As NJIT graduates, many of you will participate in groundbreaking and even breathtaking technological and scientific advances, perhaps even as dramatic as design of the Mars rovers. While your discoveries and innovations will be of great importance in and of themselves, the social context of your work will be equally significant. We have long stressed this aspect of science and technology at NJIT, and we have given it even greater emphasis in identifying excellence, integrity, civility and diversity as cores values that guide our behavior and establish a common purpose.

We share with you a deep desire for your personal success that an NJIT education can provide.  One of our goals has been to equip you with the knowledge essential for you to be economically productive and successful and to be intellectually fulfilled.  But value integrity as highly as personal advancement; balance self-interest with a larger awareness of human needs. Acting with integrity, adhering to values, requires that you think carefully as to how your actions will affect an individual, or your local community, your country, or the world.
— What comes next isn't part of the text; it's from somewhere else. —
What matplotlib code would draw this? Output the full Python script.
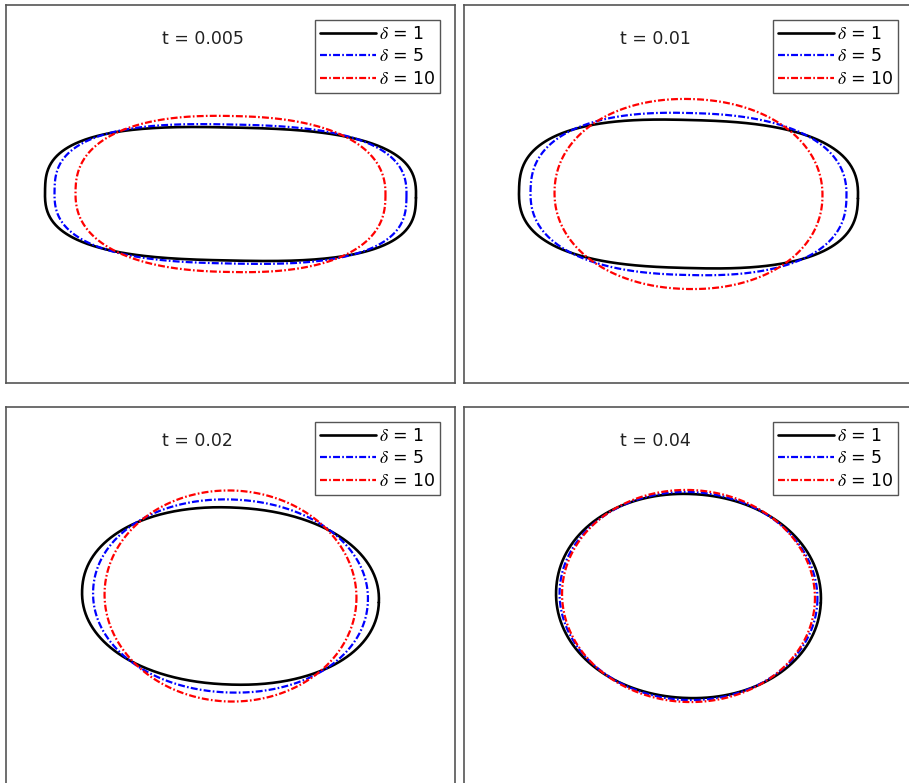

Like no other campus in America, NJIT students come to Newark from all walks of life and from many cultures and nations. This exceptional diversity energizes the character of the NJIT community. We hope you have learned from it to value and foster civility as well as sensitivity to the view points of others and respect for the talents of all, regardless of race, gender, color or creed.

As unfolding international events make clear, the great challenge will be for us to persevere in upholding the values of diversity and civility in a world too often troubled by intolerance.  But your experiences in the classroom, in the laboratory, and through social interaction demonstrate that the quest for knowledge and advancement of the human condition is a bond far stronger than any force that threatens to divide us. We are confident that our graduates know that integrity, diversity and civility are the bedrock of a prosperous global future and are up to the challenge of ensuring that future.  

As you complete an educational milestone in your path toward success, do what you enjoy and enjoy what you do

Thank you and congratulations to the NJIT Class of 2004!